Bitcoin’s dominance rate rose above 41% alongside the price rally, signaling de-risking in the crypto market.
Bitcoin (BTC) rose on Tuesday as investors braced for crucial U.S. data likely to show that the consumer price index (CPI) growth is slowing in response to Federal Reserve’s (Fed) aggressive liquidity tightening.
The leading cryptocurrency neared $17,500 for the first time since Nov. 1, shrugging off concerns about the health of dominant digital assets exchange Binance.
Other cryptocurrencies like ETH, XRP, DOT, MATIC and LTC rose, albeit less than bitcoin’s 24-hour gain of 2.4%, CoinDesk data showed.
Bitcoin probably benefitted from haven flows stemming from the unease about the health of the dominant cryptocurrency exchange Binance. The cryptocurrency’s dominance rate, or the share in the crypto market, rose to 41.4%, the highest since Oct. 29. Historically, traders have piled into bitcoin, lifting its dominance rate during times of stress in the broader market.
“Bitcoin’s dominance has finally broken above 41%. Its a textbook de-risking market signal,” Lewis Harland, portfolio manager at Decentral Park Capital, said in a daily market note.

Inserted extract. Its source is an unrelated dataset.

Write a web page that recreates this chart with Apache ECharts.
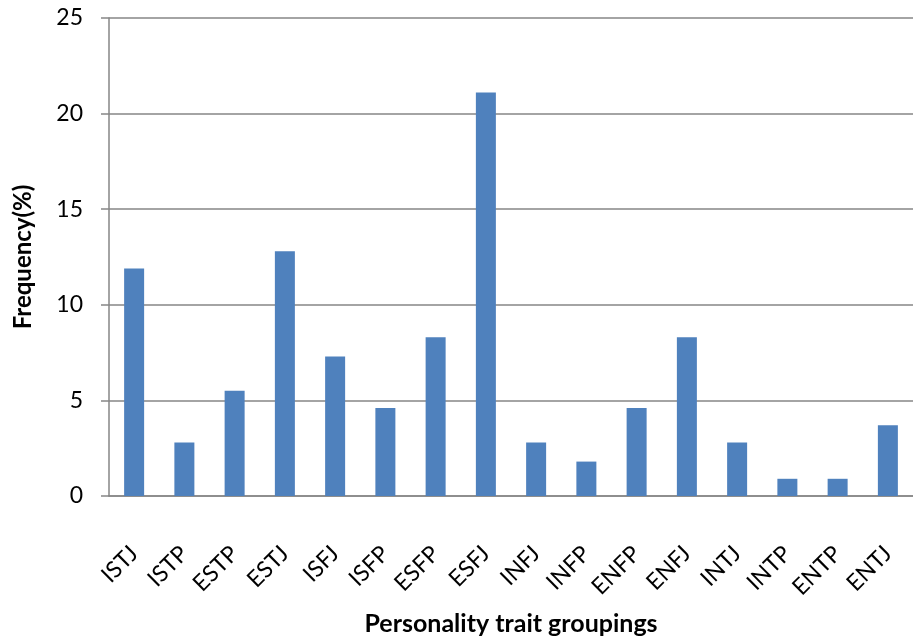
<!DOCTYPE html>
<html>
<head>
<meta charset="utf-8">
<script src="https://cdn.jsdelivr.net/npm/echarts@6/dist/echarts.min.js"></script>
<style>
html,body{margin:0;padding:0;background:#fff;}
#chart{width:913px;height:641px;}
</style>
</head>
<body>
<div id="chart"></div>
<script>
const categories = ["ISTJ","ISTP","ESTP","ESTJ","ISFJ","ISFP","ESFP","ESFJ","INFJ","INFP","ENFP","ENFJ","INTJ","INTP","ENTP","ENTJ"];
const frequency = [11.9, 2.8, 5.5, 12.8, 7.3, 4.6, 8.3, 21.1, 2.8, 1.8, 4.6, 8.3, 2.8, 0.9, 0.9, 3.7];
const yTicks = {min: 0, max: 25, interval: 5};
const xTitle = "Personality trait groupings";
const yTitle = "Frequency(%)";

const FONT = "Lato";
const chart = echarts.init(document.getElementById('chart'), null, {renderer: 'canvas'});
chart.setOption({
  animation: false,
  backgroundColor: '#ffffff',
  grid: {left: 109, top: 18, width: 808, height: 480, containLabel: false},
  xAxis: {
    type: 'category',
    data: categories,
    name: xTitle,
    nameLocation: 'middle',
    nameGap: 115,
    nameTextStyle: {fontFamily: FONT, fontWeight: 'bold', fontSize: 25, color: '#000', verticalAlign: 'top'},
    axisLine: {show: true, lineStyle: {color: '#868686', width: 1.5}},
    axisTick: {show: false},
    axisLabel: {rotate: 45, margin: 54, fontFamily: FONT, fontSize: 23, color: '#000', interval: 0},
    splitLine: {show: false}
  },
  yAxis: {
    type: 'value',
    min: yTicks.min, max: yTicks.max, interval: yTicks.interval,
    name: yTitle,
    nameLocation: 'middle',
    nameGap: 74,
    nameTextStyle: {fontFamily: FONT, fontWeight: 'bold', fontSize: 24, color: '#000'},
    axisLine: {show: true, lineStyle: {color: '#868686', width: 1.5}},
    axisTick: {show: true, length: 8, lineStyle: {color: '#868686', width: 1.5}},
    axisLabel: {margin: 26, fontFamily: FONT, fontSize: 23, color: '#000'},
    splitLine: {show: true, lineStyle: {color: '#868686', width: 1.5}}
  },
  series: [{
    type: 'bar',
    data: frequency,
    barWidth: 20,
    itemStyle: {color: '#4F81BD'}
  }]
});
</script>
</body>
</html>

In addition, the pre-U.S. CPI gain of 0.5% in the futures tied to the S&P 500, the benchmark for risk assets worldwide, likely helped bitcoin.
The CPI inflation is forecast to have slowed to an annual pace of 7.3% in November, reaching the lowest since December 2021 and down from October’s 7.7% increase, according to a consensus estimate by Refinitiv.
Meanwhile, the growth in core CPI, which strips out the volatile food and energy component, is expected to have slowed to 6.1% from October’s 6.3%.
A soft inflation print will likely bolster hopes for a so-called Fed pivot in favor of easing, bringing cheer to risk assets. The Fed has raised rates by 375 basis points since March to control rampant inflation and the liquidity tightening has ruined risk assets, including bitcoin.
Bitcoin traders, however, are playing it safe, and perhaps rightfully so, as a hotter-than-expected CPI could dash the already elevated Fed pivot hopes, triggering broad-based risk aversion and flight to safety.
“BTC futures open interest remains flat at $8.25 billion while funding rates skew negative. Traders are taking a predominantly bearish stance,” Harland said.
Open interest refers to the dollar value locked in the number of active futures contracts. The funding rate, charged every eight hours by exchanges, refers to the cost of holding bullish/bearish positions in the perpetual futures market. A negative rate implies bears are paying the bulls to keep their positions open and leverage is skewed on the bearish side.
Griffin Ardern, a trader from crypto asset management firm Blofin, said traders are trying to go long on volatility.
Traders typically go long on volatility by purchasing both bullish call and bearish put options. The strategy makes money if the underlying asset either surges or tanks enough to recover more than what was paid to purchase calls and puts.
Bitcoin may see heightened price volatility, as too may market-moving events are lined up in the next 72 hours.
“The central banks of the four countries – the U.S., Japan, European Union and the U.K. – will announce interest rate decisions this week. Plus, we have Powell’s speech and the U.S. CPI release. The superimposition of many uncertainties will inevitably cause panic in the market,” Ardnern noted.